Today, people throughout our great country gather to remember, to honor and to pay gratitude to those who have served our country. Our gathering is just one small spark in the flame of pride that burns across the nation.
My uncle, Pfc. Haluto Moriguchi, was born on February 24, 1925 in San Francisco, California. He was the only son and eldest of five siblings, followed by sisters June Moriguchi, Lilly Campos, Katherine Baishiki and Barbara Iwai. When war broken out, they were interned in a Relocation Camp in Amache, Colorado. Haluto enlisted in the U.S. Army at the age of 19. During training, he was awarded three expert medals – carbine, rifle and BAR. In November 1944, he was sent oversees to Menton, France as a replacement in the 100th Battalion, 442nd Regimental Combat Team, Company C where they patrolled the southern border of France for German troops from Northern Italy.
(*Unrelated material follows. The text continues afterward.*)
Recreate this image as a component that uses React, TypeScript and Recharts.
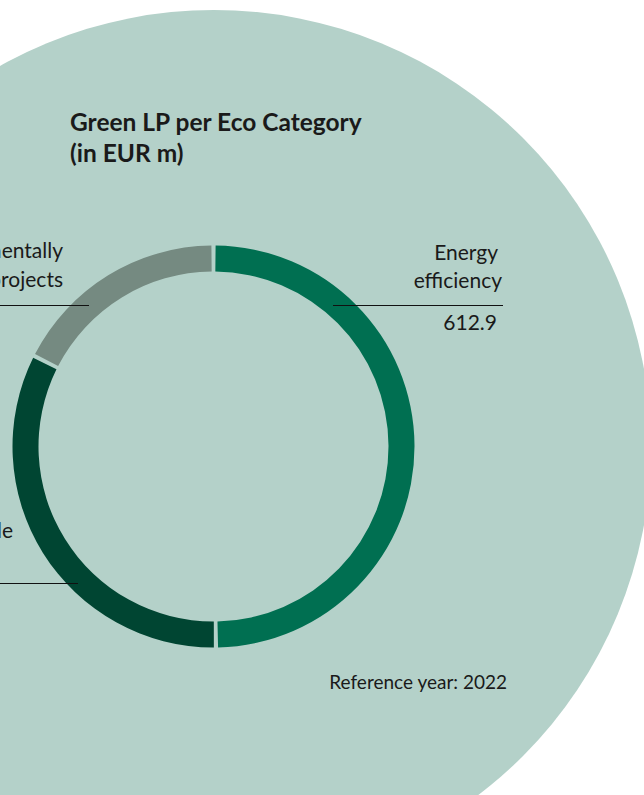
import React from "react";
import { PieChart, Pie, Cell } from "recharts";

const CATEGORIES = ["Energy efficiency", "Renewable energy", "Environmentally friendly projects"];
const VALUES = [612.9, 400.2, 213.4];
const LABEL_LINES = [
  ["Energy", "efficiency"],
  ["Renewable", "energy"],
  ["Environmentally", "friendly projects"],
];

const BG = "#b4d1c9";
const COLORS = ["#006f51", "#004532", "#758a81"];
const INK = "#1a1a1a";
const FONT = "Lato, 'Noto Sans', sans-serif";

const W = 644, H = 795;
const CX = 213.5, CY = 446.5;

// where each label block sits (text anchor x, baselines, rule)
const LAYOUT = [
  { anchor: "end", x: [498, 502], value: { x: 497, anchor: "end" }, y: [260, 288], ruleY: 305.5, ruleX: [333, 503], valueY: 330 },
  { anchor: "end", x: [13, -20], value: { x: -90, anchor: "start" }, y: [538, 566], ruleY: 583.5, ruleX: [-100, 78], valueY: 608 },
  { anchor: "end", x: [63, 63], value: { x: -110, anchor: "start" }, y: [258, 287], ruleY: 305.5, ruleX: [-100, 89], valueY: 330 },
];

const data = CATEGORIES.map((name, i) => ({ name, value: VALUES[i] }));

const renderLabel = (props: any) => {
  const { index, value } = props;
  const l = LAYOUT[index];
  const lines = LABEL_LINES[index];
  return (
    <g key={`lbl-${index}`}>
      {lines.map((t, j) => (
        <text key={j} x={l.x[j]} y={l.y[j]} textAnchor={l.anchor} fill={INK}
          style={{ fontFamily: FONT, fontSize: 21 }}>
          {t}
        </text>
      ))}
      <line x1={l.ruleX[0]} x2={l.ruleX[1]} y1={l.ruleY} y2={l.ruleY} stroke="#111" strokeWidth={1} />
      <text x={l.value.x} y={l.valueY} textAnchor={l.value.anchor} fill={INK}
        style={{ fontFamily: FONT, fontSize: 21 }}>
        {value.toFixed(1)}
      </text>
    </g>
  );
};

export default function App() {
  return (
    <div style={{ position: "absolute", left: 0, top: 0, width: W, height: H,
      overflow: "hidden", background: "#fff", fontFamily: FONT }}>
      {/* big background disc, same centre as the ring */}
      <div style={{ position: "absolute", left: CX - 437, top: CY - 437,
        width: 874, height: 874, borderRadius: "50%", background: BG }} />
      <div style={{ position: "absolute", left: 70, top: 106, fontSize: 24.5,
        fontWeight: 700, lineHeight: "31px", color: INK, whiteSpace: "nowrap" }}>
        Green LP per Eco Category
        <br />
        (in EUR m)
      </div>
      <div style={{ position: "absolute", right: W - 507, top: 670, fontSize: 19,
        color: INK, whiteSpace: "nowrap" }}>
        Reference year: 2022
      </div>
      <div style={{ position: "absolute", left: 0, top: 0 }}>
        <PieChart width={W} height={H} margin={{ top: 0, right: 0, bottom: 0, left: 0 }}
          style={{ overflow: "visible" }}>
          <Pie data={data} dataKey="value" nameKey="name" cx={CX} cy={CY}
            innerRadius={175} outerRadius={201} startAngle={89.4} endAngle={-270.6}
            paddingAngle={1.2} stroke="none" label={renderLabel} labelLine={false}
            isAnimationActive={false}>
            {data.map((d, i) => (
              <Cell key={d.name} fill={COLORS[i]} />
            ))}
          </Pie>
        </PieChart>
      </div>
    </div>
  );
}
Haluto’s unit shipped out to Italy in Late March 1945. He was a runner for the Company Commander with the goal of cracking the impregnable German Gothic Line. During an attack on Georgia Hill, Haluto was killed in action by mortar shell fragments. He was posthumously awarded the Purple Heart, Bronze Star Medal, Combat Infantryman Badge, Distinguished Unit Badge, the American and European-Aftrican-Middle Easter Campaign Medals, Good Conduct Medal and the World War II Victory Medal.
Haluto was interred on March 14, 1949 at the Golden Gate National Cemetery (Headstone No. J-1042) in San Bruno, CA. As of 2005, the Golden Gate National Cemetery the cemetery held 137,435 interments.
I would like to give special thanks to the Golden Gate Nisei Memorial Post #9879 Veterans of Foreign Wars and the Japanese American Citizens League of Northern California, Western Nevada and the Pacific District Council, guest speaker, author and historian, Tom Graves and to Troop 12 of the Boy Scouts of America program located in San Francisco for putting on today’s Memorial Day Service.